Gegenüber einem nächsten in Österreich stattfindenden Social Forum verlangen wir, dass bereits im Vorfeld Über­legungen angestellt werden, wie Sexismus in diesem Kon­text zu begegnen ist; dass entsprechende Strukturen mit Entscheidungskompetenzen geschaffen werden, wie auch dass Workshops für Männer, die sich speziell mit Männergewalt beschäftigen, stattfinden. Kurz gesagt, es geht darum, zukünftige Struk­turen zu entwickeln, aber auch im Sinne einer Nachbereitung und Reflexion Po­sition zu beziehen. Es geht nicht, dass das ASF als offi­zielles Forum zum vorgefal­lenen Übergriff keine Stel­lungnahme abgibt!
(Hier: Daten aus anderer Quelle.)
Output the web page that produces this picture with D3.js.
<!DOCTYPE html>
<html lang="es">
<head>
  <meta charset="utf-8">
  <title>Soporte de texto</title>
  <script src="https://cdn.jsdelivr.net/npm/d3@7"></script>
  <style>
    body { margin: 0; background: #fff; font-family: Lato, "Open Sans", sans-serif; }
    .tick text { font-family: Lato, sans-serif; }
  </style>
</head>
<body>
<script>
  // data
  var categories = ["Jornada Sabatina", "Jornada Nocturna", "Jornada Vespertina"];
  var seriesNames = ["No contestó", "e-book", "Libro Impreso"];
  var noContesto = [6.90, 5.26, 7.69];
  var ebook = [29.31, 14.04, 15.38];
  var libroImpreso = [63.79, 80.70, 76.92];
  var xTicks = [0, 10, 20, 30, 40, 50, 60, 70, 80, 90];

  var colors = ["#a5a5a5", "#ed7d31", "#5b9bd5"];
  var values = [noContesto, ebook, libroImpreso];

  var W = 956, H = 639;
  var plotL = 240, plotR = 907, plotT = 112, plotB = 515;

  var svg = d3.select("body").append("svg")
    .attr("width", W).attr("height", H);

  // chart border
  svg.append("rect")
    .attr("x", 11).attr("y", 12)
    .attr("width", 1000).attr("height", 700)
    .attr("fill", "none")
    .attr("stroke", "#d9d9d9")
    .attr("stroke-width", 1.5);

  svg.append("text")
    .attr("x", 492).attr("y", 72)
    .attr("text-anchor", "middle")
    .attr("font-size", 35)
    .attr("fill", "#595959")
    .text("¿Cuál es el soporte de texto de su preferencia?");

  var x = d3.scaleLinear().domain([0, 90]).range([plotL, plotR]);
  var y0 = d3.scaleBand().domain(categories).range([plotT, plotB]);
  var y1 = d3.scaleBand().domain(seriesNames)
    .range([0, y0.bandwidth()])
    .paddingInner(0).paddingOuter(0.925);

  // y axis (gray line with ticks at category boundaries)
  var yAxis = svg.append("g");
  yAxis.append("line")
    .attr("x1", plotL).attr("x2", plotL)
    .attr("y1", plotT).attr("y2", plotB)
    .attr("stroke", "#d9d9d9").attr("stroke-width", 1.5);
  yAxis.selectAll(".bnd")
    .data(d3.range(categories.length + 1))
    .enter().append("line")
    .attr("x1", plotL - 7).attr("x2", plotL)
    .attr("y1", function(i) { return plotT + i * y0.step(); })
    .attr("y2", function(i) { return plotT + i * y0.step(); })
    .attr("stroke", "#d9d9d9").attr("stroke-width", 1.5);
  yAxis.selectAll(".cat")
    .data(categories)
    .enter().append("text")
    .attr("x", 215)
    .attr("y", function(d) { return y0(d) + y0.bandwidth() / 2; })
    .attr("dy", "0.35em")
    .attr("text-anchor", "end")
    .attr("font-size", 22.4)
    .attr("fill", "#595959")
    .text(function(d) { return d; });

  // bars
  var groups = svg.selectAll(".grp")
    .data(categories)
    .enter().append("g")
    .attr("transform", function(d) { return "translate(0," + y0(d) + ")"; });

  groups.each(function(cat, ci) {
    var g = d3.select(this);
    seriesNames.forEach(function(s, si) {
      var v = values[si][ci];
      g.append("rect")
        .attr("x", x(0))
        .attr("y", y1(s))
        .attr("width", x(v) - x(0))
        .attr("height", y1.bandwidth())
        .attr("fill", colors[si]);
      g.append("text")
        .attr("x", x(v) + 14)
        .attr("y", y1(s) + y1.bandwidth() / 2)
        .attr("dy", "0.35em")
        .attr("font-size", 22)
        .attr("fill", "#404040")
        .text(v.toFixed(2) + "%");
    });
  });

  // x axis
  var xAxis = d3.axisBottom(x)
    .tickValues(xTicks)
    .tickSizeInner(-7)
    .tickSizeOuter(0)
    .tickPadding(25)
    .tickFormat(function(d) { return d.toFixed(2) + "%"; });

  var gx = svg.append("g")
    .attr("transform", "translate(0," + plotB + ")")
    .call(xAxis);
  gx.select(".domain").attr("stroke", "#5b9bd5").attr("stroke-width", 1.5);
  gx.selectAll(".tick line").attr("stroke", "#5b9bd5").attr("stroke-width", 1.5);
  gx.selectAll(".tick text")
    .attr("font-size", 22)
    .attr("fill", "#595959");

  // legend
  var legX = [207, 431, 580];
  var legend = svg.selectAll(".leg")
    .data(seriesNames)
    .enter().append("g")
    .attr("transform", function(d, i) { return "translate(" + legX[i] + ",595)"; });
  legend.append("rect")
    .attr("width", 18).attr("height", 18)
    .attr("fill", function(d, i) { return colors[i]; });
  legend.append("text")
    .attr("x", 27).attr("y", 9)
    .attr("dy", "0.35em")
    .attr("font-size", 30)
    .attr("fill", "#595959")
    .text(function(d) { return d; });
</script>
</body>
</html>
Weiters fordern wir von folgenden Kontexten, in de­nen sich der Mann, der den Übergriff begangen hat, be­wegt, Stellungnahmen zu dem am ASF erfolgten Vorfall: ANAR, Die Bunten, Volx­theaterkarawane, Plattform für eine Welt ohne Rassismus, Bunte Demokratie für Alle.

Das Einfordern dieser Stellungnahme sehen wir als eine Notwendigkeit, um eine breitere Diskussion über Sexismus in linkspoli­tischen Kontexten zu ini­tiieren und eine Grundlage zu schaffen, auf der eine weitere Auseinandersetzung erst folgen kann!